SANTA CLARA, Calif. -- All it took was one aberrational moment to undo one of right back DeAndre Yedlin’s better performances in a US national team jersey.
Down a goal to a powerful Colombian side, Yedlin couldn’t stop himself from instinctively turning his back on Farid Diaz’s cross in the 40th minute. The ball whipped around Yedlin’s left shoulder and caught his right hand, which had not been pulled tight against his chest.
Referee Roberto Garcia whistled immediately for a spot kick, which James Rodriguez converted in the 42nd minute for all the insurance the Colombians would need in a 2-0 win to open Copa America Centenario on Friday.
“It’s not like I tried to stop the ball with my hand,” Yedlin told reporters in the mixed zone at Levi’s Stadium. “It wasn’t blatant at all, but the ref thought it was blatant enough to call it. . . .
“In a perfect situation, I don’t turn my back to the ball. That’s obviously first and foremost, but human instinct sometimes tells you to do that, and unfortunately it got my hand and the ref thought it was blatant enough to call a penalty. It’s just those fine margins that can sometimes make or break a game.”
Although Twitter might have featured a raging debate about Garcia’s call, the US locker room was not nearly as boiling. Midfielder Jermaine Jones said he had watched the replay and flatly described it as, “it’s a penalty.”
"What do you do when you have that penalty called against you in your home country?" said Clint Dempsey. "We’re used to getting those types of calls even if it’s kind of close."
Coach Jurgen Klinsmann, meanwhile, seemed more distressed over a lack of a penalty call in the Americans’ favor during the second half: “Obviously, the penalty decision was a major point in this game. But it is what it was. You cannot change it any more. He gave a penalty. He didn’t gave any in the second half on Clint, but that’s the referee’s decision.”
The penalty call was a second piece of misfortunate that took all the shine off what was an otherwise solid performance on the right side of the US backline. Geoff Cameron, playing alongside Yedlin, was victimized for Colombia’s first goal, unable to keep up with the movement of AC Milan defender Cristian Zapata, whose powerful finish from an Edwin Cardona corner kick left goalkeeper Brad Guzan no chance.
“I know I can do better and I should have done better on that,” Cameron said. “Originally, I went into the guy a little bit, and the ref looked at me and said, ‘Hey, put your hands down.’ And as soon as I looked away to see where the ball was, he left. Obviously, I’m disappointed and had a go at the ref, but that’s it. You live and you learn, and I obviously take full responsibility and I have big enough shoulders to accept that, and I can deal with it.”

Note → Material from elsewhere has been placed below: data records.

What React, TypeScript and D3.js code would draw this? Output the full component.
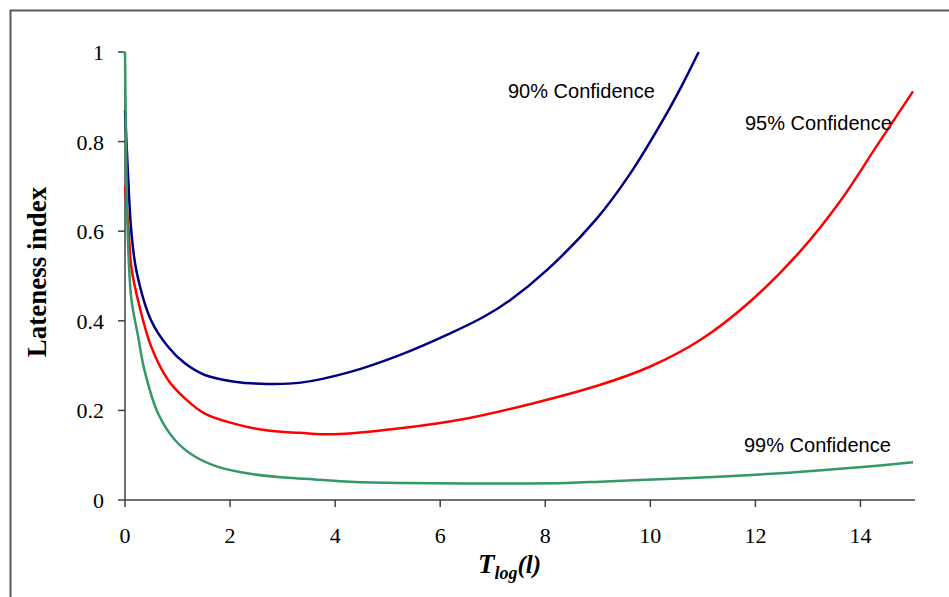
import React from "react";
import * as d3 from "d3";

const xTicks = [0, 2, 4, 6, 8, 10, 12, 14];
const yTicks = [0, 0.2, 0.4, 0.6, 0.8, 1];

const blueX = [0, 0.044, 0.12, 0.22, 0.5, 0.82, 1.14, 1.52, 2.09, 2.72, 3.35, 4.29, 5.24, 6.19, 6.83, 7.33, 8.03, 8.98, 9.62, 10.25, 10.6, 10.92];
const blueY = [0.87, 0.76, 0.6, 0.51, 0.4, 0.342, 0.305, 0.279, 0.264, 0.259, 0.262, 0.286, 0.324, 0.372, 0.409, 0.446, 0.513, 0.628, 0.729, 0.85, 0.925, 1.0];

const redX = [0, 0.07, 0.12, 0.26, 0.5, 0.82, 1.14, 1.52, 2.09, 2.72, 3.33, 3.97, 5.24, 6.51, 7.78, 9.02, 10.0, 10.95, 11.9, 12.86, 13.62, 14.32, 15];
const redY = [0.7, 0.6, 0.52, 0.44, 0.342, 0.268, 0.227, 0.193, 0.17, 0.155, 0.15, 0.1466, 0.16, 0.182, 0.216, 0.256, 0.298, 0.357, 0.443, 0.556, 0.668, 0.792, 0.912];

const greenX = [0, 0.02, 0.05, 0.12, 0.25, 0.37, 0.63, 0.95, 1.33, 1.77, 2.41, 3.04, 3.61, 4.29, 5.24, 6.5, 8.41, 9.05, 9.68, 11.09, 12.64, 13.98, 15];
const greenY = [1.0, 0.8, 0.6, 0.45, 0.365, 0.29, 0.193, 0.134, 0.097, 0.074, 0.058, 0.05, 0.046, 0.041, 0.038, 0.037, 0.038, 0.041, 0.044, 0.051, 0.061, 0.073, 0.084];

const seriesNames = ["90% Confidence", "95% Confidence", "99% Confidence"];
const seriesColors = ["#000080", "#FF0000", "#339966"];

export default function App() {
  const x = d3.scaleLinear().domain([0, 15]).range([125, 913]);
  const y = d3.scaleLinear().domain([0, 1]).range([500, 52]);
  const line = d3
    .line<[number, number]>()
    .x((d) => x(d[0]))
    .y((d) => y(d[1]))
    .curve(d3.curveCatmullRom.alpha(0.5));

  const series = [
    blueX.map((v, i) => [v, blueY[i]] as [number, number]),
    redX.map((v, i) => [v, redY[i]] as [number, number]),
    greenX.map((v, i) => [v, greenY[i]] as [number, number]),
  ];
  const labelPos = [
    { x: 508, y: 98 },
    { x: 745, y: 130 },
    { x: 744, y: 452 },
  ];
  const axisColor = "#404040";
  const serif = "'Liberation Serif', 'Times New Roman', serif";
  const sans = "'Liberation Sans', Arial, sans-serif";

  return (
    <svg
      width={949}
      height={597}
      style={{ position: "absolute", left: 0, top: 0, background: "#fff" }}
    >
      <rect x={0} y={0} width={949} height={597} fill="#fff" />
      <rect x={10.5} y={10.5} width={1000} height={1000} fill="none" stroke="#595959" strokeWidth={2} />

      {/* y axis */}
      <line x1={x(0)} x2={x(0)} y1={y(0)} y2={y(1)} stroke={axisColor} strokeWidth={1.5} />
      {yTicks.map((t) => (
        <g key={"y" + t}>
          <line x1={x(0) - 7} x2={x(0)} y1={y(t)} y2={y(t)} stroke={axisColor} strokeWidth={1.5} />
          <text x={104} y={y(t) + 8} textAnchor="end" fontFamily={serif} fontSize={22} fill="#000">
            {d3.format("~g")(t)}
          </text>
        </g>
      ))}

      {/* x axis */}
      <line x1={x(0)} x2={x(15) + 2} y1={y(0)} y2={y(0)} stroke={axisColor} strokeWidth={1.5} />
      {xTicks.map((t) => (
        <g key={"x" + t}>
          <line x1={x(t)} x2={x(t)} y1={y(0)} y2={y(0) + 7} stroke={axisColor} strokeWidth={1.5} />
          <text x={x(t)} y={543} textAnchor="middle" fontFamily={serif} fontSize={22} fill="#000">
            {t}
          </text>
        </g>
      ))}

      {/* series */}
      {series.map((s, i) => (
        <path key={i} d={line(s) || ""} fill="none" stroke={seriesColors[i]} strokeWidth={2.5} />
      ))}

      {seriesNames.map((n, i) => (
        <text key={n} x={labelPos[i].x} y={labelPos[i].y} fontFamily={sans} fontSize={20} fill="#000">
          {n}
        </text>
      ))}

      {/* axis titles */}
      <text
        transform="translate(46,272) rotate(-90)"
        textAnchor="middle"
        fontFamily={serif}
        fontWeight="bold"
        fontSize={27}
        fill="#000"
      >
        Lateness index
      </text>
      <text x={478} y={573} fontFamily={serif} fontWeight="bold" fontStyle="italic" fill="#000">
        <tspan fontSize={27}>T</tspan>
        <tspan fontSize={18} dy={6}>log</tspan>
        <tspan fontSize={25} dy={-6}>(l)</tspan>
      </text>
    </svg>
  );
}
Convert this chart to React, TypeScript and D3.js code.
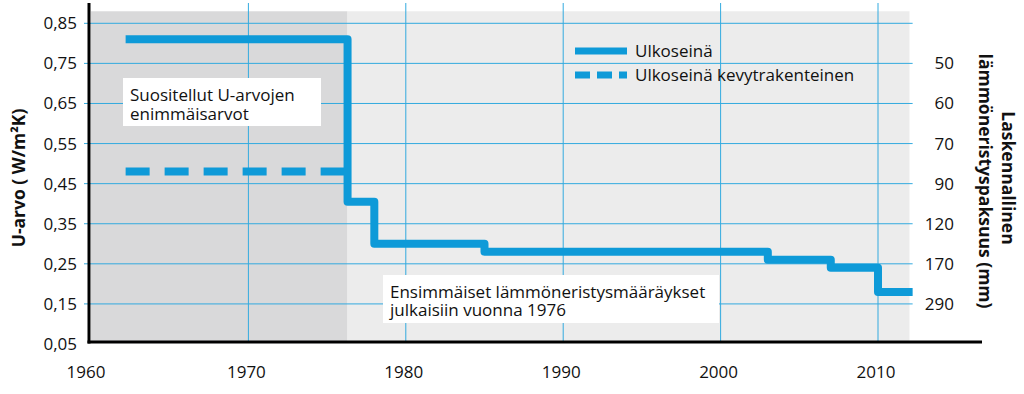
import React from "react";
import * as d3 from "d3";

const stepYears = [1962.2, 1976.3, 1978, 1985, 2003, 2007, 2010, 2012.2];
const solidValues = [0.81, 0.405, 0.3, 0.28, 0.26, 0.24, 0.18, 0.18];
const dashedYears = [1962.2, 1976.3];
const dashedValues = [0.48, 0.48];
const yTicks = [0.05, 0.15, 0.25, 0.35, 0.45, 0.55, 0.65, 0.75, 0.85];
const rightTickValues = [0.75, 0.65, 0.55, 0.45, 0.35, 0.25, 0.15];
const rightTickLabels = ["50", "60", "70", "90", "120", "170", "290"];
const xTicks = [1960, 1970, 1980, 1990, 2000, 2010];
const legendLabels = ["Ulkoseinä", "Ulkoseinä kevytrakenteinen"];
const note1 = ["Suositellut U-arvojen", "enimmäisarvot"];
const note2 = ["Ensimmäiset lämmöneristysmääräykset", "julkaisiin vuonna 1976"];

const BLUE = "#0e9ad8";
const GRID = "#33aadf";
const FONT = "'Open Sans', 'Noto Sans', sans-serif";
const FS = 17;

export default function App() {
  const x = d3.scaleLinear().domain([1960, 2010]).range([91, 878]);
  const y = d3.scaleLinear().domain([0.05, 0.85]).range([344, 23.3]);
  const line = d3
    .line<[number, number]>()
    .x((d) => x(d[0]))
    .y((d) => y(d[1]))
    .curve(d3.curveStepAfter);
  const solidPts = stepYears.map((yr, i) => [yr, solidValues[i]] as [number, number]);
  const dashedPts = dashedYears.map((yr, i) => [yr, dashedValues[i]] as [number, number]);
  const split = 1976.3;
  const yTop = y(0.88);
  const yBot = 342;
  const fmt = (v: number) => v.toFixed(2).replace(".", ",");

  return (
    <svg
      width={1024}
      height={394}
      style={{ position: "absolute", left: 0, top: 0, background: "#fff" }}
      fontFamily={FONT}
    >
      {/* backgrounds */}
      <rect x={x(1960)} y={yTop} width={x(split) - x(1960)} height={yBot - yTop} fill="#d9d9da" />
      <rect x={x(split)} y={yTop} width={x(2012) - x(split)} height={yBot - yTop} fill="#ececec" />

      {/* horizontal grid */}
      {yTicks.slice(1).map((v) => (
        <line key={v} x1={84} x2={x(2012.2)} y1={y(v)} y2={y(v)} stroke={GRID} strokeWidth={1} />
      ))}
      {/* vertical grid */}
      {xTicks.slice(1).map((t) => (
        <line key={t} x1={x(t)} x2={x(t)} y1={3} y2={yBot} stroke={GRID} strokeWidth={1} />
      ))}

      {/* annotation boxes */}
      <rect x={123} y={78} width={198} height={48} fill="#fff" />
      <text x={130} y={101} fontSize={FS} fill="#111">
        <tspan x={130} dy={0}>{note1[0]}</tspan>
        <tspan x={130} dy={19}>{note1[1]}</tspan>
      </text>

      <rect x={383} y={275} width={336} height={48} fill="#fff" />
      <text x={390} y={298} fontSize={FS} fill="#111">
        <tspan x={390} dy={0}>{note2[0]}</tspan>
        <tspan x={390} dy={18}>{note2[1]}</tspan>
      </text>

      {/* data lines */}
      <path d={line(dashedPts) || ""} fill="none" stroke={BLUE} strokeWidth={8} strokeDasharray="24 15" />
      <path d={line(solidPts) || ""} fill="none" stroke={BLUE} strokeWidth={8} strokeLinejoin="round" />

      {/* axes */}
      <line x1={89} x2={89} y1={3} y2={343.5} stroke="#000" strokeWidth={3} />
      <line x1={87.5} x2={982} y1={342} y2={342} stroke="#000" strokeWidth={3} />

      {/* left ticks */}
      {yTicks.map((v) => (
        <text key={v} x={77} y={y(v) + 6} fontSize={FS} textAnchor="end" fill="#111">
          {fmt(v)}
        </text>
      ))}
      {/* right ticks */}
      {rightTickValues.map((v, i) => (
        <text key={v} x={954} y={y(v) + 6} fontSize={FS} textAnchor="end" fill="#111">
          {rightTickLabels[i]}
        </text>
      ))}
      {/* x ticks */}
      {xTicks.map((t) => (
        <text key={t} x={x(t) - (t === 1960 ? 5 : 2)} y={378} fontSize={FS} textAnchor="middle" fill="#111">
          {t}
        </text>
      ))}

      {/* axis titles */}
      <text
        transform="translate(25,178) rotate(-90)"
        fontSize={17.5}
        fontWeight="bold"
        textAnchor="middle"
        fill="#111"
      >
        U-arvo ( W/m²K)
      </text>
      <text
        transform="translate(1002,178) rotate(90)"
        fontSize={17.5}
        fontWeight="bold"
        textAnchor="middle"
        fill="#111"
      >
        Laskennallinen
      </text>
      <text
        transform="translate(979,181) rotate(90)"
        fontSize={17.5}
        fontWeight="bold"
        textAnchor="middle"
        fill="#111"
      >
        lämmöneristyspaksuus (mm)
      </text>

      {/* legend */}
      <line x1={575} x2={627} y1={51} y2={51} stroke={BLUE} strokeWidth={7} />
      <text x={635} y={57} fontSize={FS} fill="#111">{legendLabels[0]}</text>
      <line x1={575} x2={627} y1={75} y2={75} stroke={BLUE} strokeWidth={7} strokeDasharray="15 7" />
      <text x={635} y={81} fontSize={FS} fill="#111">{legendLabels[1]}</text>
    </svg>
  );
}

Colombia, the world’s third-ranked team, were limited to four other shots on goal, most of which didn't serious test Guzan. Clearly, that was due in part to the fact that, up two goals at halftime, the visitors were satisfied to sit back and look for countering opportunities. But it wasn’t totally a matter of Colombia taking things easy.
“Overall, there’s a lot of positives that we could take from that game,” Yedlin said. “The key is that we don’t draw too much on the negatives; we try to fix them, we don’t draw too much on them. I don’t think the score reflected that game completely. . . . I think as a team we played pretty well. You’ve just got to take that performance and fix the things that we need to fix and take that into the next game.”